DW: As someone looking from the outside it seems like not a lot of thought has gone into this process by Australia?
DS: When you look at the debate in the Federal Parliament, if you can call it that, there was little if any scrutiny of this. It seems very much as though, Australia is a big place, this is a couple of thousand people in a distant Pacific Island and they were just sort of swept through the Federal Parliament without any real criticism I think from any political party. But now the reality is becoming clear. Now many of those people are getting there first vote in a Federal Election and they realise they are voting in Canberra, you know a land locked electorate 1800 kilometres away. And now they are about to have the laws of NSW imposed upon them, and they are saying well, why don't we get a vote in the NSW parliament. There is a lot of unfinished business here. There is very little legitimate democratic self-determination claimed for the people of Norfolk Island and we are committed to doing what we can to raise there concerns and in the long term give them that democratic legitimate vote.
DW: As far as political representation within the Australian parliament goes, that is a secondary consideration I think for many, many Norfolk Islanders. They want their autonomy back. Do you think there is any chance at all of a reversal?
DS: In the short term it seems that both major parties in Australia are committed to the take over of Norfolk Island. Of course they have a complaint to the UN, complaining about effectively the recolonisation of the people of Norfolk Island and they have a proud independent history. In 1856 they were the first jurisdiction anywhere to give women a vote and they have been feistily and proudly independent and democratic ever since and I don't think they are going to give in the short term, I don't think they are going to give in in the long term.
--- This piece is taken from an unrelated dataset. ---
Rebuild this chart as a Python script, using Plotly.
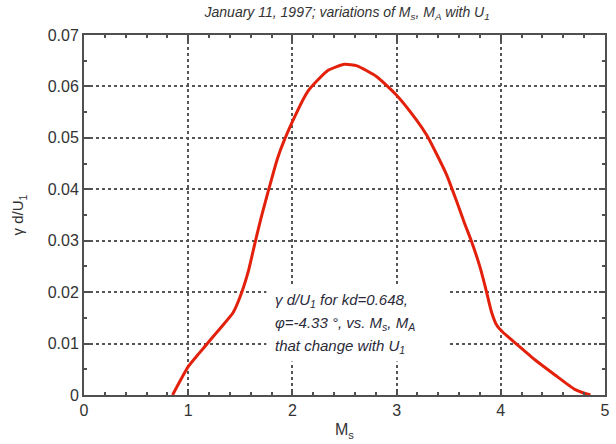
import plotly.graph_objects as go

# Curve data
ms = [0.85, 1.0, 1.10, 1.20, 1.30, 1.43, 1.50, 1.58, 1.64, 1.70, 1.78, 1.86,
      1.99, 2.15, 2.34, 2.50, 2.62, 2.81, 3.00, 3.19, 3.29, 3.38, 3.48, 3.57, 3.65,
      3.72, 3.80, 3.86, 3.91, 3.96, 4.02, 4.14, 4.33, 4.52, 4.71, 4.81, 4.86]
gamma = [0.0, 0.0055, 0.0080, 0.0104, 0.0128, 0.0160, 0.0192, 0.0243, 0.0295, 0.0345,
         0.0405, 0.0462, 0.0527, 0.0591, 0.0631, 0.0643, 0.0640, 0.0619, 0.0583,
         0.0535, 0.0505, 0.0470, 0.0428, 0.0380, 0.0335, 0.0298, 0.0249, 0.0203, 0.0162,
         0.0136, 0.0122, 0.0101, 0.0068, 0.0039, 0.0011, 0.0003, 0.0]

x_ticks = [0, 1, 2, 3, 4, 5]
y_ticks = [0, 0.01, 0.02, 0.03, 0.04, 0.05, 0.06, 0.07]
y_ticklabels = ["0", "0.01", "0.02", "0.03", "0.04", "0.05", "0.06", "0.07"]

title_text = "<i>January 11, 1997; variations of M<sub>s</sub>, M<sub>A</sub> with U<sub>1</sub></i>"
note_lines = [
    "<i>\u03b3 d/U<sub>1</sub> for kd=0.648,</i>",
    "<i>\u03c6=-4.33 \u00b0, vs. M<sub>s</sub>, M<sub>A</sub></i>",
    "<i>that change with U<sub>1</sub></i>",
]
note_y = [0.0183, 0.0139, 0.0095]

AX = "#505050"
TXT = "#333333"
FONT = "Liberation Sans, Arial"

fig = go.Figure()
fig.add_trace(go.Scatter(x=ms, y=gamma, mode="lines",
                         line=dict(color="#e3200b", width=3, shape="spline", smoothing=0.5),
                         hoverinfo="skip", showlegend=False))

fig.add_shape(type="rect", xref="x", yref="y", x0=1.75, x1=3.51, y0=0.0065, y1=0.0214,
              fillcolor="white", line=dict(width=0), layer="between")

for txt, yy in zip(note_lines, note_y):
    fig.add_annotation(x=1.81, y=yy, xref="x", yref="y", text=txt, showarrow=False,
                       xanchor="left", yanchor="middle",
                       font=dict(family=FONT, size=15, color="#2a2a3a"))

fig.update_layout(
    width=616, height=444,
    margin=dict(l=84, r=6, t=35, b=49),
    paper_bgcolor="white", plot_bgcolor="white",
    title=dict(text=title_text, x=0.5635, xanchor="center", y=0.972, yanchor="middle",
               font=dict(family=FONT, size=14, color=TXT)),
    font=dict(family=FONT, size=15, color=TXT),
)

fig.update_xaxes(range=[0, 5], tickvals=x_ticks, ticktext=[str(v) for v in x_ticks],
                 showline=True, linecolor=AX, linewidth=2, mirror="allticks",
                 ticks="inside", ticklen=6, tickcolor=AX, tickwidth=1.5,
                 minor=dict(dtick=0.2, ticks="inside", ticklen=3, tickcolor=AX, showgrid=False),
                 showgrid=True, gridcolor="#555555", gridwidth=1.5, griddash="dot",
                 zeroline=False,
                 title=dict(text="M<sub>s</sub>", font=dict(size=16, color=TXT), standoff=6),
                 tickfont=dict(size=16, color=TXT))

fig.update_yaxes(range=[0, 0.07], tickvals=y_ticks, ticktext=y_ticklabels,
                 showline=True, linecolor=AX, linewidth=2, mirror="allticks",
                 ticks="inside", ticklen=6, tickcolor=AX, tickwidth=1.5,
                 minor=dict(dtick=0.005, ticks="inside", ticklen=3, tickcolor=AX, showgrid=False),
                 showgrid=True, gridcolor="#555555", gridwidth=1.5, griddash="dot",
                 zeroline=False,
                 title=dict(text="\u03b3 d/U<sub>1</sub>", font=dict(size=15, color=TXT), standoff=20),
                 tickfont=dict(size=16, color=TXT))

fig.write_html("out.html")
And they deserve, if they want it, self determination.
DW: Why do you think Australia has gone down this road?
DS: This is one of these decision which is made it looks like for administrative convenience and again like many colonial decisions there is this arrogant assumption that Canberra or in the case of the legislation in the past, this week, Sydney knows what is right for the people of Norfolk Island. And despite their vociferous complaints, despite them saying, look you haven't even heard from us, they are just imposing their legislative agenda imposing their power on Norfolk Island and at the core of this is some supreme legislative arrogance.